Just as they were fleeing the village, a priest from the local temple exhorted them to take shelter in the temple instead as the shrine was blessed. While most of the villagers fled, nearly 40 people decided to stay back. In two hours flat, say eyewitnesses, all of them, including the priest, were swept away. Today, the entire village is submerged in more than 10 feet of water, with not a trace of the temple.
“Ram bhi hum se rooth gaya hai (even god has turned his back on us),” says Shahid Bhai, one of the villagers who ignored the priest’s pleas and scampered to a nearby hill. They were rescued by the army 36 hours later after one of them managed to make a call from his cell phone.

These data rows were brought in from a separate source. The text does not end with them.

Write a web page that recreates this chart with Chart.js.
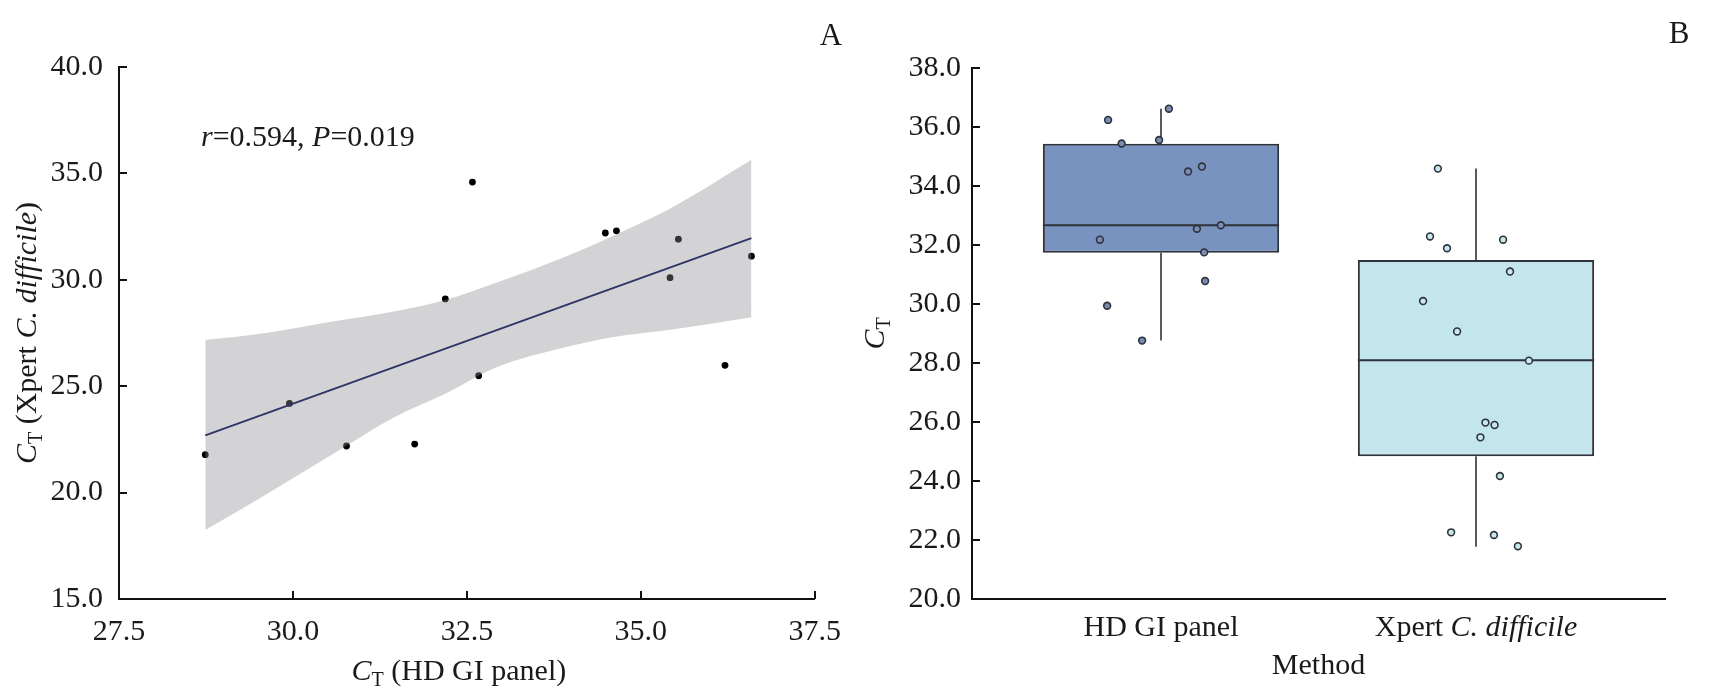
<!DOCTYPE html>
<html>
<head>
<meta charset="utf-8">
<script src="https://cdn.jsdelivr.net/npm/chart.js@4.4.0/dist/chart.umd.min.js"></script>
<style>
  html, body { margin: 0; padding: 0; background: #fff; }
  #wrap { position: relative; width: 1713px; height: 697px; overflow: hidden; }
  .panel { position: absolute; top: 0; height: 697px; }
  #panelA { left: 0; width: 856px; }
  #panelB { left: 856px; width: 857px; }
</style>
</head>
<body>
<div id="wrap">
  <div class="panel" id="panelA"><canvas id="chartA"></canvas></div>
  <div class="panel" id="panelB"><canvas id="chartB"></canvas></div>
</div>
<script>
// ---- panel A: correlation of CT values ----
const hdGiCt  = [32.58, 34.49, 34.65, 35.54, 36.59, 35.42, 32.19, 36.21, 32.67, 29.95, 28.74, 30.77, 31.75];
const xpertCt = [34.59, 32.20, 32.30, 31.91, 31.11, 30.10, 29.10, 25.98, 25.49, 24.19, 21.78, 22.19, 22.28];
const fitX = [28.74, 36.59];
const fitY = [22.69, 31.96];
const bandX     = [28.74, 29.50, 30.51, 31.47, 32.19, 32.91, 33.87, 34.59, 35.43, 36.59];
const bandUpper = [27.17, 27.45, 28.01, 28.52, 29.05, 29.85, 31.03, 32.05, 33.36, 35.64];
const bandLower = [18.24, 19.69, 21.69, 23.57, 24.65, 25.87, 26.79, 27.30, 27.65, 28.24];
const xTicksA = [27.5, 30.0, 32.5, 35.0, 37.5];
const yTicksA = [15.0, 20.0, 25.0, 30.0, 35.0, 40.0];
const statText = [{ t: 'r', i: true }, { t: '=0.594, ' }, { t: 'P', i: true }, { t: '=0.019' }];

// ---- panel B: CT by method ----
const methods = ['HD GI panel', 'Xpert C. difficile'];
const hdGiPoints  = [36.62, 36.24, 35.44, 35.56, 34.66, 34.49, 32.67, 32.55, 32.18, 31.75, 30.78, 29.94, 28.76];
const hdGiJitter  = [0.025, -0.168, -0.125, -0.006, 0.130, 0.086, 0.190, 0.114, -0.194, 0.137, 0.140, -0.171, -0.060];
const xpertPoints = [34.59, 32.29, 32.18, 31.89, 31.10, 30.10, 29.07, 28.08, 25.98, 25.90, 25.48, 24.17, 22.26, 22.17, 21.79];
const xpertJitter = [-0.121, -0.146, 0.086, -0.092, 0.108, -0.168, -0.060, 0.168, 0.030, 0.059, 0.014, 0.076, -0.079, 0.057, 0.133];
const boxMin    = [28.76, 21.77];
const boxQ1     = [31.74, 24.84];
const boxMedian = [32.67, 28.09];
const boxQ3     = [35.43, 31.49];
const boxMax    = [36.62, 34.59];
const yTicksB = [20, 22, 24, 26, 28, 30, 32, 34, 36, 38];

const FONT = '"Liberation Serif", "Times New Roman", serif';
const TEXT = '#1a1a1a';
const AXIS = '#111';
const EDGE = '#2e323a';
const BOX_WIDTH = 0.75;
const TICK_LEN = 8;

Chart.defaults.font.family = FONT;
Chart.defaults.font.size = 30;
Chart.defaults.color = TEXT;
Chart.defaults.animation = false;

// draws mixed italic / subscript text, centred (or left aligned) on cx,cy
function richText(ctx, parts, cx, cy, size, opts = {}) {
  ctx.save();
  ctx.translate(cx, cy);
  if (opts.rotate) ctx.rotate(-Math.PI / 2);
  const fontOf = p => `${p.i ? 'italic ' : ''}${p.sub ? Math.round(size * 0.66) : size}px ${FONT}`;
  let total = 0;
  const widths = parts.map(p => {
    ctx.font = fontOf(p);
    const w = ctx.measureText(p.t).width;
    total += w;
    return w;
  });
  let x = opts.align === 'left' ? 0 : -total / 2;
  const base = size * 0.34;
  ctx.fillStyle = TEXT;
  ctx.textBaseline = 'alphabetic';
  ctx.textAlign = 'left';
  parts.forEach((p, k) => {
    ctx.font = fontOf(p);
    ctx.fillText(p.t, x, base + (p.sub ? size * 0.2 : 0));
    x += widths[k];
  });
  ctx.restore();
}

const inwardTicks = {
  id: 'inwardTicks',
  afterDraw(chart, args, opts) {
    const ctx = chart.ctx;
    const { left, bottom } = chart.chartArea;
    ctx.save();
    ctx.strokeStyle = AXIS;
    ctx.lineWidth = 2;
    if (opts.x) {
      const sx = chart.scales.x;
      sx.ticks.forEach(t => {
        const px = Math.round(sx.getPixelForValue(t.value));
        ctx.beginPath(); ctx.moveTo(px, bottom); ctx.lineTo(px, bottom - TICK_LEN); ctx.stroke();
      });
    }
    const sy = chart.scales.y;
    sy.ticks.forEach(t => {
      const py = Math.round(sy.getPixelForValue(t.value));
      ctx.beginPath(); ctx.moveTo(left, py); ctx.lineTo(left + TICK_LEN, py); ctx.stroke();
    });
    ctx.restore();
  }
};

const labelsA = {
  id: 'labelsA',
  afterDraw(chart) {
    const ctx = chart.ctx;
    const ca = chart.chartArea;
    richText(ctx, [{ t: 'C', i: true }, { t: 'T', sub: true }, { t: ' (HD GI panel)' }], (ca.left + ca.right) / 2 - 8, 670, 30);
    richText(ctx, [{ t: 'C', i: true }, { t: 'T', sub: true }, { t: ' (Xpert ' }, { t: 'C. difficile', i: true }, { t: ')' }],
      26, (ca.top + ca.bottom) / 2, 30, { rotate: true });
    richText(ctx, statText, 201, 136, 30, { align: 'left' });
    richText(ctx, [{ t: 'A' }], 831, 34, 31);
  }
};

const labelsB = {
  id: 'labelsB',
  afterDraw(chart) {
    const ctx = chart.ctx;
    const ca = chart.chartArea;
    const sx = chart.scales.x;
    richText(ctx, [{ t: 'HD GI panel' }], sx.getPixelForValue(0), 626, 30);
    richText(ctx, [{ t: 'Xpert ' }, { t: 'C. difficile', i: true }], sx.getPixelForValue(1), 626, 30);
    richText(ctx, [{ t: 'Method' }], (ca.left + ca.right) / 2, 664, 30);
    richText(ctx, [{ t: 'C', i: true }, { t: 'T', sub: true }], 18, (ca.top + ca.bottom) / 2, 30, { rotate: true });
    richText(ctx, [{ t: 'B' }], 823, 32, 31);
  }
};

// ---------- chart A ----------
new Chart(document.getElementById('chartA'), {
  type: 'scatter',
  data: {
    datasets: [
      {
        type: 'line',
        data: fitX.map((x, i) => ({ x, y: fitY[i] })),
        borderColor: '#2e3466',
        borderWidth: 1.8,
        pointRadius: 0,
        order: 0
      },
      {
        type: 'line',
        data: bandX.map((x, i) => ({ x, y: bandUpper[i] })),
        borderWidth: 0,
        pointRadius: 0,
        cubicInterpolationMode: 'monotone',
        backgroundColor: 'rgba(140,140,145,0.38)',
        fill: '+1',
        order: 1
      },
      {
        type: 'line',
        data: bandX.map((x, i) => ({ x, y: bandLower[i] })),
        borderWidth: 0,
        pointRadius: 0,
        cubicInterpolationMode: 'monotone',
        fill: false,
        order: 1
      },
      {
        type: 'scatter',
        data: hdGiCt.map((x, i) => ({ x, y: xpertCt[i] })),
        backgroundColor: '#000',
        borderWidth: 0,
        pointRadius: 3.4,
        order: 2
      }
    ]
  },
  options: {
    responsive: true,
    maintainAspectRatio: false,
    layout: { padding: { left: 0, right: 41, top: 67, bottom: 0 } },
    plugins: { legend: { display: false }, tooltip: { enabled: false }, inwardTicks: { x: true } },
    scales: {
      x: {
        type: 'linear', min: 27.5, max: 37.5,
        afterBuildTicks: s => { s.ticks = xTicksA.map(v => ({ value: v })); },
        ticks: { callback: v => v.toFixed(1), padding: 15, color: TEXT, font: { size: 30 } },
        grid: { display: false, drawTicks: false },
        border: { display: true, color: AXIS, width: 2 },
        afterFit: s => { s.height = 98; }
      },
      y: {
        type: 'linear', min: 15, max: 40,
        afterBuildTicks: s => { s.ticks = yTicksA.map(v => ({ value: v })); },
        ticks: { callback: v => v.toFixed(1), padding: 16, color: TEXT, font: { size: 30 } },
        grid: { display: false, drawTicks: false },
        border: { display: true, color: AXIS, width: 2 },
        afterFit: s => { s.width = 119; }
      }
    }
  },
  plugins: [inwardTicks, labelsA]
});

// ---------- chart B ----------
const whiskerData = [];
const medianData = [];
methods.forEach((m, i) => {
  whiskerData.push({ x: i, y: boxMax[i] }, { x: i, y: boxQ3[i] }, { x: i, y: null },
                   { x: i, y: boxQ1[i] }, { x: i, y: boxMin[i] }, { x: i + 0.5, y: null });
  medianData.push({ x: i - BOX_WIDTH / 2, y: boxMedian[i] }, { x: i + BOX_WIDTH / 2, y: boxMedian[i] }, { x: i + 0.5, y: null });
});

new Chart(document.getElementById('chartB'), {
  type: 'scatter',
  data: {
    datasets: [
      {
        type: 'bar',
        data: methods.map((m, i) => ({ x: i, y: [boxQ1[i], boxQ3[i]] })),
        backgroundColor: ['#7893bf', '#c3e6ec'],
        borderColor: EDGE,
        borderWidth: 2,
        borderSkipped: false,
        barPercentage: BOX_WIDTH,
        categoryPercentage: 1,
        order: 2
      },
      {
        type: 'line',
        data: whiskerData,
        borderColor: EDGE,
        borderWidth: 1.6,
        pointRadius: 0,
        spanGaps: false,
        order: 3
      },
      {
        type: 'line',
        data: medianData,
        borderColor: EDGE,
        borderWidth: 2,
        pointRadius: 0,
        spanGaps: false,
        order: 1
      },
      {
        type: 'scatter',
        data: hdGiPoints.map((y, i) => ({ x: 0 + hdGiJitter[i], y })),
        pointBackgroundColor: '#7a8cb4',
        pointBorderColor: EDGE,
        pointBorderWidth: 1.6,
        pointRadius: 3.4,
        order: 0
      },
      {
        type: 'scatter',
        data: xpertPoints.map((y, i) => ({ x: 1 + xpertJitter[i], y })),
        pointBackgroundColor: '#c8e8ee',
        pointBorderColor: EDGE,
        pointBorderWidth: 1.6,
        pointRadius: 3.4,
        order: 0
      }
    ]
  },
  options: {
    responsive: true,
    maintainAspectRatio: false,
    layout: { padding: { left: 0, right: 48, top: 68, bottom: 0 } },
    plugins: { legend: { display: false }, tooltip: { enabled: false }, inwardTicks: { x: false } },
    scales: {
      x: {
        type: 'linear', min: -0.6, max: 1.6, offset: false,
        afterBuildTicks: s => { s.ticks = methods.map((m, i) => ({ value: i })); },
        ticks: { display: false },
        grid: { display: false, drawTicks: false, offset: false },
        border: { display: true, color: AXIS, width: 2 },
        afterFit: s => { s.height = 98; }
      },
      y: {
        type: 'linear', min: 20, max: 38,
        afterBuildTicks: s => { s.ticks = yTicksB.map(v => ({ value: v })); },
        ticks: { callback: v => v.toFixed(1), padding: 11, color: TEXT, font: { size: 30 } },
        grid: { display: false, drawTicks: false },
        border: { display: true, color: AXIS, width: 2 },
        afterFit: s => { s.width = 116; }
      }
    }
  },
  plugins: [inwardTicks, labelsB]
});
</script>
</body>
</html>
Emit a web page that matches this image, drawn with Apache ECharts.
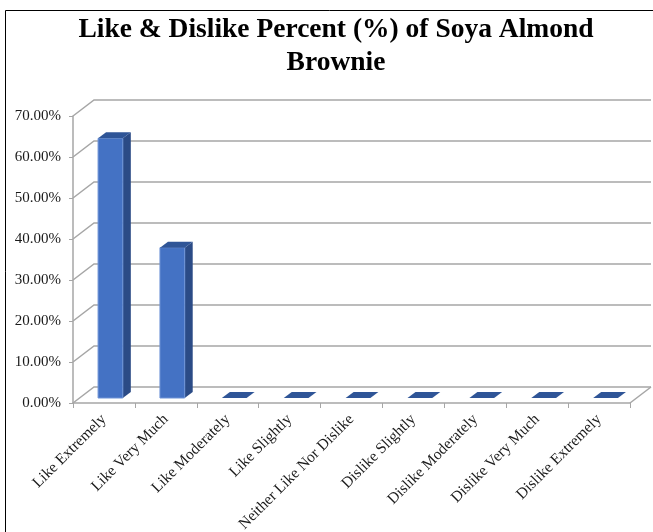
<!DOCTYPE html>
<html>
<head>
<meta charset="utf-8">
<style>
  html, body { margin: 0; padding: 0; background: #ffffff; }
  #chart { width: 653px; height: 532px; }
</style>
<script src="https://cdn.jsdelivr.net/npm/echarts@6/dist/echarts.min.js"></script>
</head>
<body>
<div id="chart"></div>
<script>
// Hedonic rating categories and the share of panellists for each
const categories = [
  'Like Extremely', 'Like Very Much', 'Like Moderately', 'Like Slightly',
  'Neither Like Nor Dislike', 'Dislike Slightly', 'Dislike Moderately',
  'Dislike Very Much', 'Dislike Extremely'
];
const percentValues = [0.6333, 0.3667, 0, 0, 0, 0, 0, 0, 0];
const yTicks = [0, 0.1, 0.2, 0.3, 0.4, 0.5, 0.6, 0.7];

const titleText = 'Like & Dislike Percent (%) of Soya Almond\nBrownie';

// pseudo-3D geometry (pixels)
const DEPTH = [21, -16];       // front plane -> back wall
const BAR_OFF = [6.5, -5];     // front plane -> bar front face
const BAR_DEPTH = [8, -6];     // bar thickness
const GRID_COLOR = '#A6A6A6';
const SERIF = '"Liberation Serif", "Times New Roman", serif';

const chart = echarts.init(document.getElementById('chart'), null, { renderer: 'canvas' });

function renderWall(params, api) {
  const cs = params.coordSys;
  const p = api.coord([0, api.value(1)]);
  const x0 = cs.x, x1 = cs.x + cs.width, y = p[1];
  const children = [{
    type: 'polyline',
    shape: { points: [[x0, y], [x0 + DEPTH[0], y + DEPTH[1]], [x1 + DEPTH[0], y + DEPTH[1]]] },
    style: { stroke: GRID_COLOR, lineWidth: 1.5, fill: null }
  }];
  if (api.value(1) === 0) {
    children.push({
      type: 'line',
      shape: { x1: x1, y1: y, x2: x1 + DEPTH[0], y2: y + DEPTH[1] },
      style: { stroke: GRID_COLOR, lineWidth: 1.5 }
    });
  }
  return { type: 'group', children: children };
}

function renderBar(params, api) {
  const idx = api.value(0);
  const top = api.coord([idx, api.value(1)]);
  const base = api.coord([idx, 0]);
  const bw = api.size([1, 0])[0];
  const w = bw * 0.4;
  const x = top[0] - w / 2 + BAR_OFF[0];
  const yT = top[1] + BAR_OFF[1];
  const yB = base[1] + BAR_OFF[1];
  const dx = BAR_DEPTH[0], dy = BAR_DEPTH[1];
  const children = [];
  if (yB - yT > 0.5) {
    children.push({
      type: 'polygon',
      shape: { points: [[x + w, yT], [x + w + dx, yT + dy], [x + w + dx, yB + dy], [x + w, yB]] },
      style: { fill: '#2B4B86' }
    });
    children.push({
      type: 'rect',
      shape: { x: x, y: yT, width: w, height: yB - yT },
      style: { fill: '#4472C4', stroke: '#6E93D6', lineWidth: 1 }
    });
  }
  children.push({
    type: 'polygon',
    shape: { points: [[x, yT], [x + dx, yT + dy], [x + w + dx, yT + dy], [x + w, yT]] },
    style: { fill: '#2F5597' }
  });
  return { type: 'group', children: children };
}

chart.setOption({
  backgroundColor: '#ffffff',
  animation: false,
  grid: {
    left: 73, right: 23, top: 116, bottom: 129,
    containLabel: false, outerBoundsMode: 'none'
  },
  xAxis: {
    type: 'category',
    data: categories,
    boundaryGap: true,
    axisLine: { show: true, lineStyle: { color: GRID_COLOR, width: 1.5 } },
    axisTick: { show: true, length: 5, alignWithLabel: false, lineStyle: { color: GRID_COLOR, width: 1 } },
    axisLabel: {
      rotate: 45, interval: 0, margin: 14,
      fontFamily: SERIF, fontSize: 15.5, color: '#1a1a1a'
    },
    splitLine: { show: false }
  },
  yAxis: {
    type: 'value',
    min: 0, max: 0.7, interval: 0.1,
    axisLine: { show: true, lineStyle: { color: GRID_COLOR, width: 1.5 } },
    axisTick: { show: true, inside: false, length: 4, lineStyle: { color: GRID_COLOR, width: 1 } },
    axisLabel: {
      margin: 12,
      fontFamily: SERIF, fontSize: 15, color: '#1a1a1a',
      formatter: v => (v * 100).toFixed(2) + '%'
    },
    splitLine: { show: false }
  },
  series: [
    {
      type: 'custom',
      name: 'walls',
      renderItem: renderWall,
      data: yTicks.map(t => [0, t]),
      z: 1, silent: true, clip: false
    },
    {
      type: 'custom',
      name: 'Percent',
      renderItem: renderBar,
      data: percentValues.map((v, i) => [i, v]),
      z: 3, clip: false
    }
  ],
  graphic: [
    {
      type: 'rect', z: 0, silent: true,
      shape: { x: 5.5, y: 10.5, width: 700, height: 600 },
      style: { fill: null, stroke: '#000000', lineWidth: 1 }
    },
    {
      type: 'text', z: 10,
      x: 336, y: 13,
      style: {
        text: titleText,
        fontFamily: SERIF, fontSize: 27.5, fontWeight: 'bold',
        lineHeight: 33, fill: '#000000',
        align: 'center', verticalAlign: 'top'
      }
    }
  ]
});
</script>
</body>
</html>
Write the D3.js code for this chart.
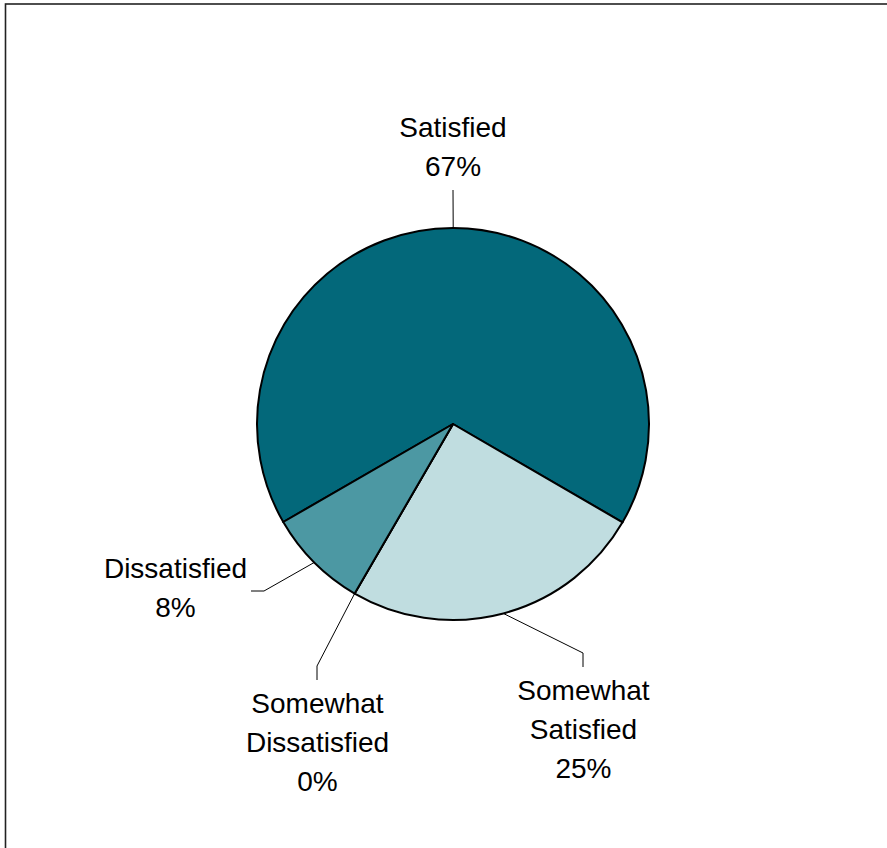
<!DOCTYPE html>
<html>
<head>
<meta charset="utf-8">
<script src="https://cdn.jsdelivr.net/npm/d3@7"></script>
<style>
  html, body { margin: 0; padding: 0; background: #fff; }
  svg { display: block; }
</style>
</head>
<body>
<div id="chart"></div>
<script>
// ---- data ----
const categories = ["Satisfied", "Somewhat Satisfied", "Somewhat Dissatisfied", "Dissatisfied"];
const values = [66.7, 25, 0, 8.3];
const labelLines = [["Satisfied"], ["Somewhat", "Satisfied"], ["Somewhat", "Dissatisfied"], ["Dissatisfied"]];
const colors = ["#03687a", "#c0dde0", "#4c98a3", "#4c98a3"];

// ---- layout ----
const W = 887, H = 848;
const cx = 453, cy = 424, R = 196;
const fontSize = 28, lineH = 39;
// label layout relative to centre: text centre x, first baseline y, leader elbow & end
const labelLayout = [
  { tx: 0,      ty: -287, elbow: [0, -234],     end: [0, -234] },
  { tx: 130.5,  ty: 276,  elbow: [130, 229],    end: [130, 243] },
  { tx: -135.5, ty: 289,  elbow: [-136, 242],   end: [-136, 256] },
  { tx: -277.5, ty: 154,  elbow: [-189, 167],   end: [-202, 167] }
];

const svg = d3.select("#chart").append("svg")
  .attr("width", W).attr("height", H);

// frame
svg.append("rect")
  .attr("x", 5.5).attr("y", 4)
  .attr("width", 1000).attr("height", 1000)
  .attr("fill", "none").attr("stroke", "#222").attr("stroke-width", 1.6);

const deg = Math.PI / 180;
const pie = d3.pie().sort(null).value(d => d)
  .startAngle(240 * deg).endAngle(600 * deg);
const arcs = pie(values);
const arc = d3.arc().innerRadius(0).outerRadius(R);
const edgeArc = d3.arc().innerRadius(R).outerRadius(R);

const g = svg.append("g").attr("transform", `translate(${cx},${cy})`);

g.selectAll("path.slice").data(arcs).enter().append("path")
  .attr("class", "slice")
  .attr("d", arc)
  .attr("fill", (d, i) => colors[i])
  .attr("stroke", "#000")
  .attr("stroke-width", 2)
  .attr("stroke-linejoin", "round");

// leader lines
g.selectAll("path.leader").data(arcs).enter().append("path")
  .attr("class", "leader")
  .attr("d", (d, i) => {
    const mid = (d.startAngle + d.endAngle) / 2;
    const p = [R * Math.sin(mid), -R * Math.cos(mid)];
    const L = labelLayout[i];
    return d3.line()([p, L.elbow, L.end]);
  })
  .attr("fill", "none")
  .attr("stroke", "#000")
  .attr("stroke-width", 1);

// labels
const lbl = g.selectAll("text.lbl").data(arcs).enter().append("text")
  .attr("class", "lbl")
  .attr("text-anchor", "middle")
  .attr("font-family", "Liberation Sans, Arial, sans-serif")
  .attr("font-size", fontSize)
  .attr("fill", "#000");

lbl.each(function(d, i) {
  const L = labelLayout[i];
  const lines = labelLines[i].concat([Math.round(values[i]) + "%"]);
  const t = d3.select(this);
  lines.forEach((s, k) => {
    t.append("tspan").attr("x", L.tx).attr("y", L.ty + k * lineH).text(s);
  });
});
</script>
</body>
</html>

The pessimism is justified. For, almost everything that the people of Thar depended on for their survival has turned against them. Even the sand dunes, the desert’s symbol of beauty and resistance, have wreaked havoc. Under the force of a 30-feet high wall of water that swept across the desert after it rained non-stop, many dunes have shifted, leaving behind craters in the ground.
“Some of these dunes have occupied the low-lying areas in the desert. We fear that dozens of people may be trapped under them,” says Bhanwar Lal Chaudhary, whose NGO Lok Kalyan Parishad is running relief camps in the affected areas.